So I had a little bit of time between things to try out discovering which of my pages are potentially visible at any given time when moving around in my test scene (imported from quake 4).
At first I was amazed, my 1.5gb virtual texture file had reduced to about 50mb! I wanted to tell the world!
But no, that was a bug. Crap.
(Good thing I double checked!!)
When I got it working properly, it only removed 9 pages :(
It took about 5 minutes to process the entire Quake 4 level, 2 minutes to create the virtual texture file.
That said, in my current implementation I'm reusing the pages across surfaces, although they're still unique on the GPU side of things (so decals can still be added in the virtual texture), so it might be a bigger improvement when all pages are unique. Besides that I used the gathered information to sort all the pages according to locality and it helped reduce latency when loading the pages.

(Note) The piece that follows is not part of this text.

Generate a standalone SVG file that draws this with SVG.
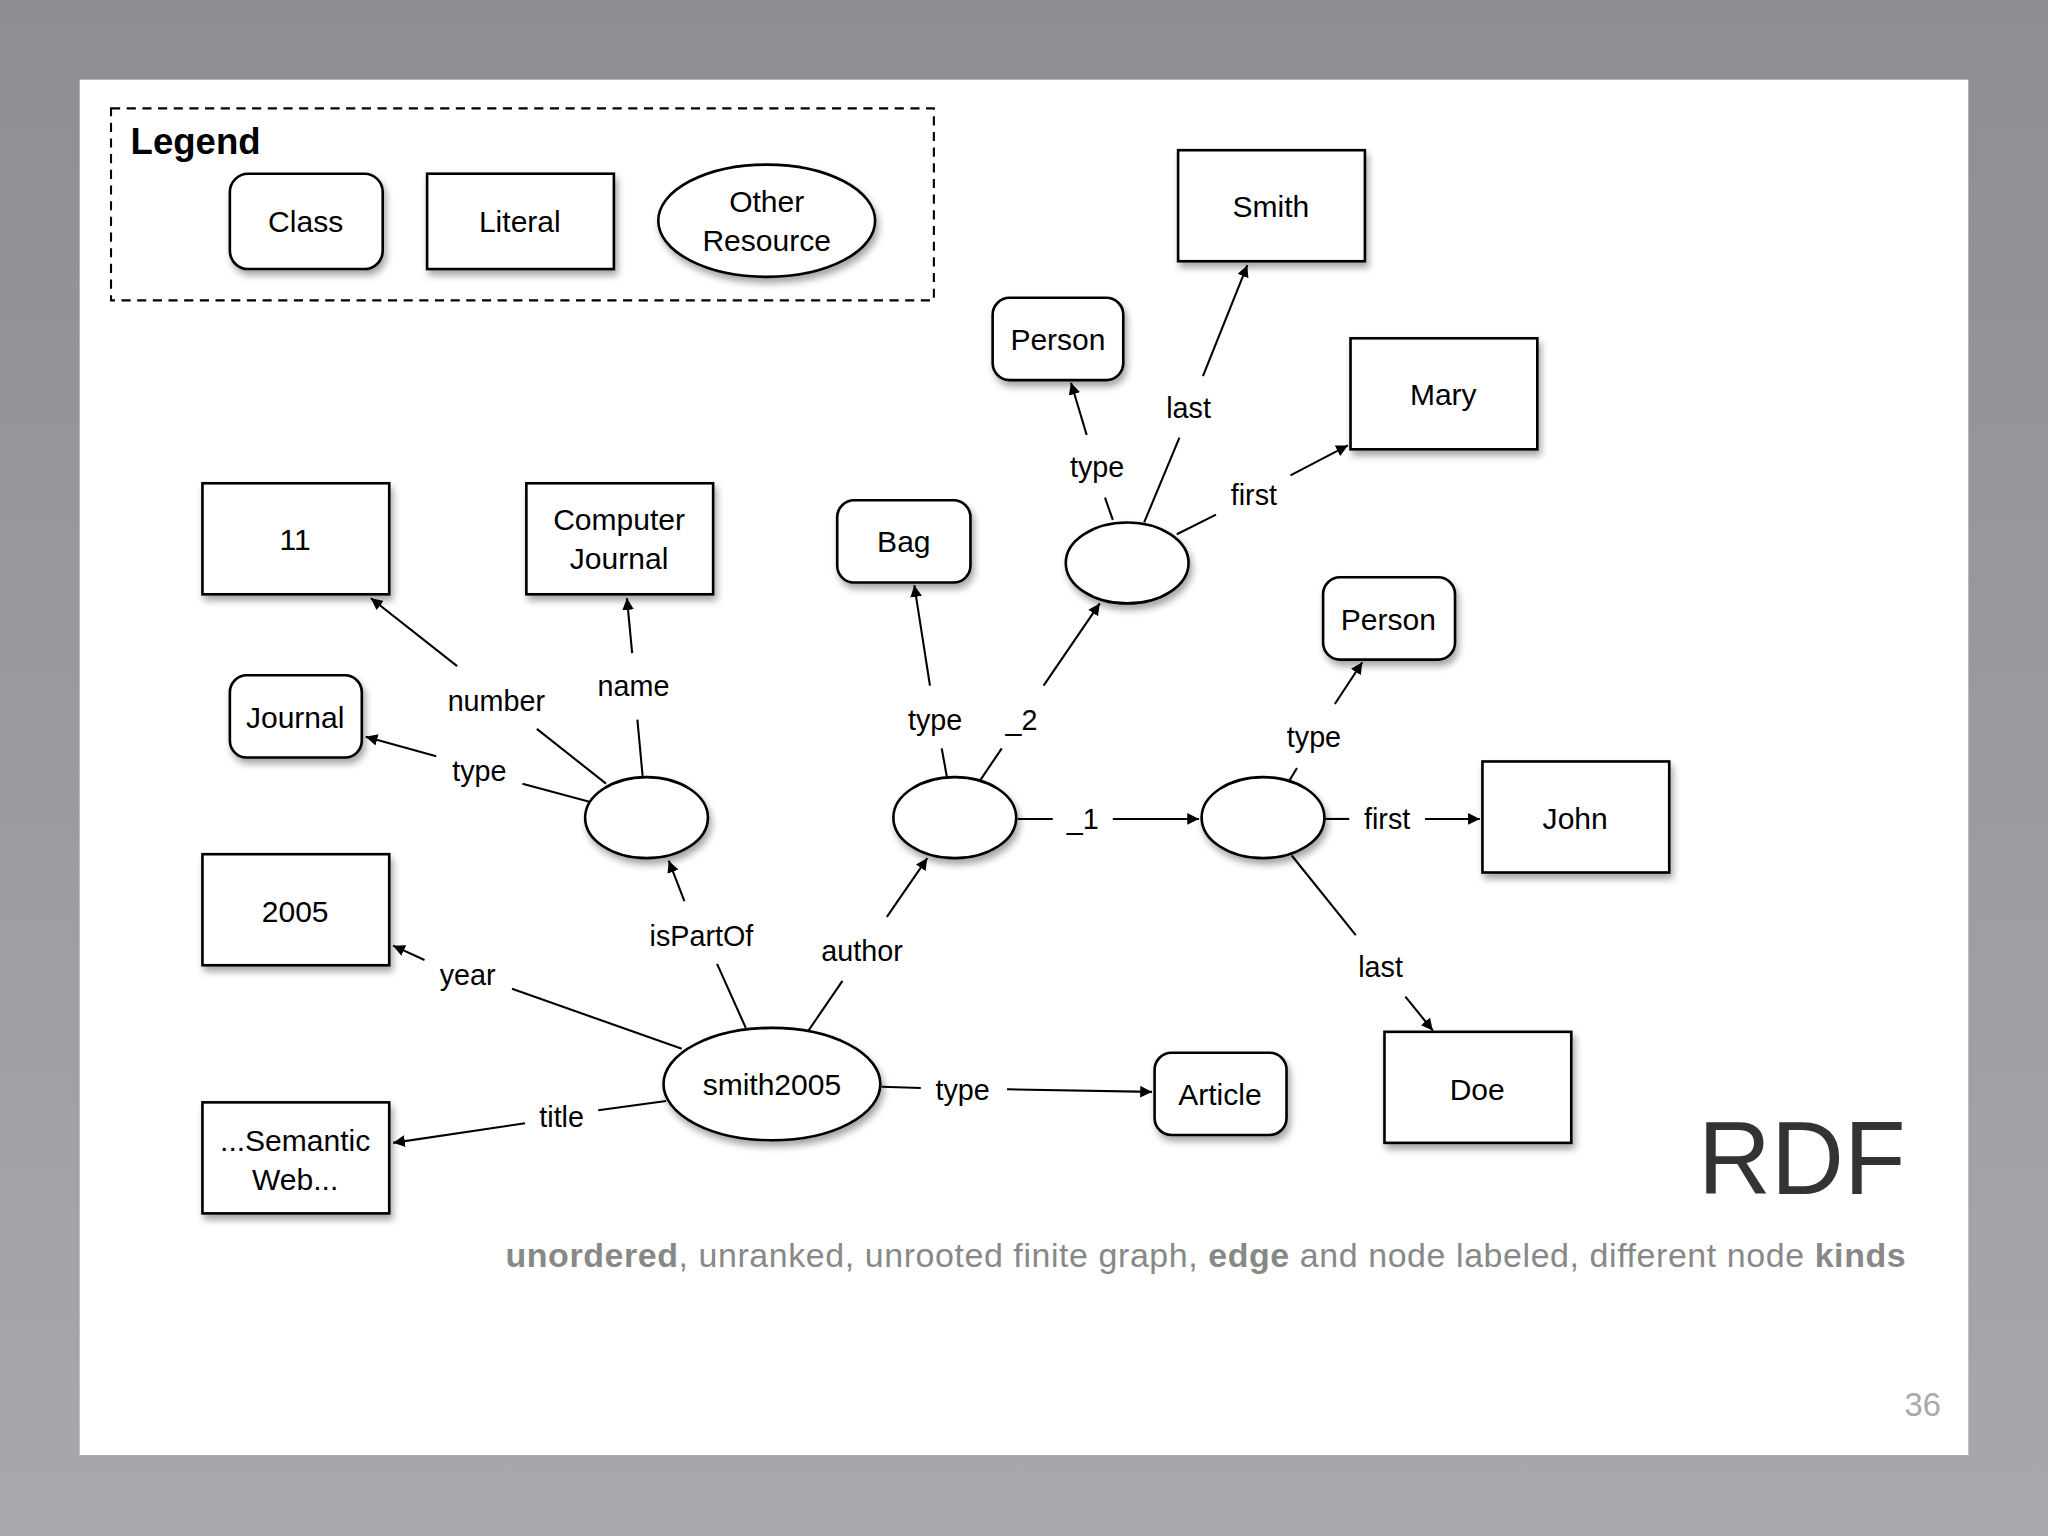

Considering that I'm reusing pages (hell, even the texture coordinates are created carefully as to maximize reusing the pages) I'm actually surprised that I only managed to get rid of 9 pages. I guess a lot of the 'reusing the pages' idea gets wasted when pages are combined into higher MIPs, which automatically makes them less unique. It would be better to store the lower resolution pages, that make up the lower resolution MIPs, separately. That way the virtual texture file could never be larger than the combined source textures. It would also allow more fine sorting (of sub-pages) and allow us to downscale higher resolution pages into a MIP, and hopefully removing the necessity to loading some pages. But it all gets awfully complicated real quick.
And I'm not sure how much that would help with true unique texturing.
The quake 4 levels are really worst cases for virtual texturing considering that the  texture placement is made to minimize the number of textures in the level, not so much minimizing texture area and not worrying about the source of the texture. So many tiny pieces of geometry are rendered with unique pages, which could all be combined into single surfaces. So I really should try to either combine all the surfaces and re-project the textures onto them, or create geometry from scratch with a more virtual texture friendly texture layout.